Rosetta: Comet's wind mystery may be solved
- Published
Scientists from the Rosetta mission may have solved the puzzle of features on Comet 67P that look like they were produced by wind.
Dust appears to be getting blown along the surface - a surprise finding on an "airless" body like a comet.
But the features could instead be created when cometary particles surrounding the nucleus fall back down again, disturbing the surface.
Dr Stefano Mottola outlined details to a major science meeting in Texas, US.
Some 17 different regions have been identified on the comet where material appears to be getting moved. These "wind tails" are seen around boulders, where the rock acts as a natural obstacle to some process - forming a streak of material "downwind" of it.
All tails are aligned in exactly the same direction: north to south: "It's amazing," said Dr Mottola, who is chief scientist on Rosetta's Rolis instrument.
But the team has now come up with a formation mechanism. A process called splash saltation, invokes a stream of falling particles that cause surface dust grains to be ejected from their original positions.
"We are postulating that particles that are falling, smash down... and they trigger the saltation of other particles, without the necessity of having some kind of wind," Dr Mottola told an audience at the 46th Lunar and Planetary Science Conference (LPSC), external in The Woodlands, Texas.
He was addressing a special session on the Rosetta mission, which dropped a small lander on to the surface of 67P in November last year. The Philae craft bounced several times on the comet's surface before coming to rest on its side in some sort of trap, perhaps wedged between boulders.

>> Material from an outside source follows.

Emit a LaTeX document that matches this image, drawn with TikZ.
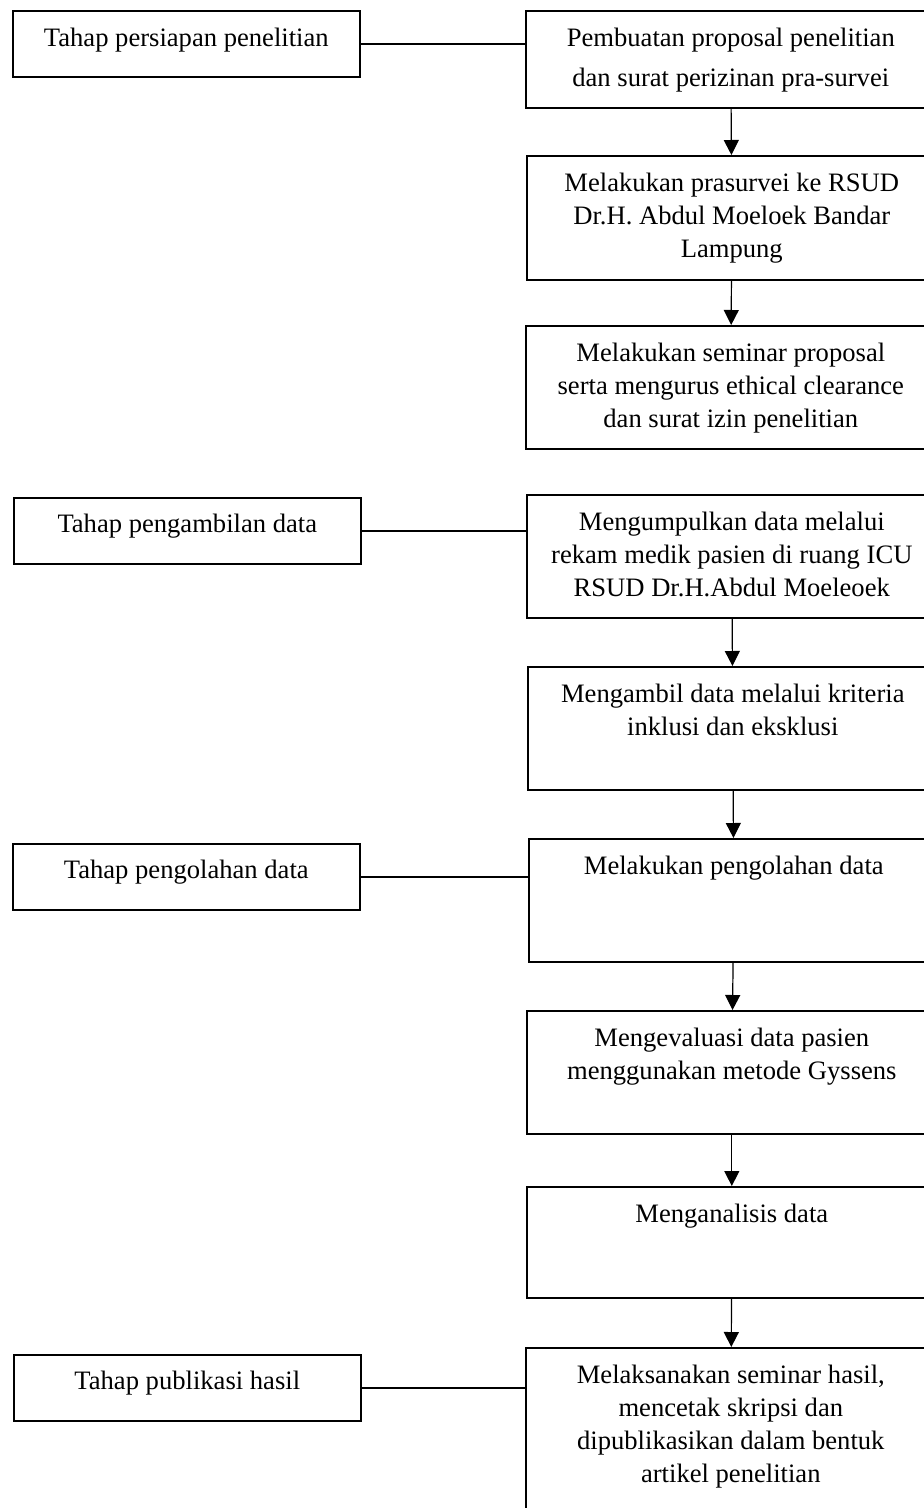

This prevented sunlight from reaching the solar panels. Mission controllers raced to carry out as much science as they could before Philae's batteries ran flat.
But as the comet gets closer to the Sun, it should be bathed in enough sunlight to wake up again. Rosetta has been commanded to listen for a signal from little Philae, though none has yet been received.
Prof Ian Wright, who leads the British Ptolemy instrument on Philae, said the lander's awkward resting position could be a blessing in disguise.
"The really strange thing for people like me who are interested in watching the comet evolve close up is that by March we were originally expecting the lander to be dead from getting too hot [as 67P approached the Sun]," he told BBC News.
"What we'd all really want to do is go on for much longer during a period when the comet was active. Well, in actual fact, we might get that wish."
Comet 67P is currently spewing gas and dust into space in the form of jets that erupt from its surface. As it gets closer to the Sun it will heat up causing even more of its frozen gases to sublimate - pass directly from the solid to the gaseous state.
The gas and accompanying dust grains should create an atmosphere around the nucleus and a tail that streams out behind the comet.
"We may just be starting when we thought we would be coming to the end. It's made us re-define some of the science objectives in a way because we could be in a territory we never thought we would be in."
But first, little Philae will need to be raised from its long slumber.
"There are several steps between finding that the thing is communicating and getting batteries charged up and instruments ready to run.
"We've no idea what to expect when it wakes back up. We're being very conservative in our planning, preparing for very small amounts of power, which rules out some things. But if there's some sort of error in the calculation, we might have more power, so we're sitting tight at the moment."
At the meeting, Prof Wright outlined some preliminary results of the Ptolemy instrument's analysis of organic (carbon-based) compounds on the comet.
The LPSC runs from the 16 to the 20 March in The Woodlands.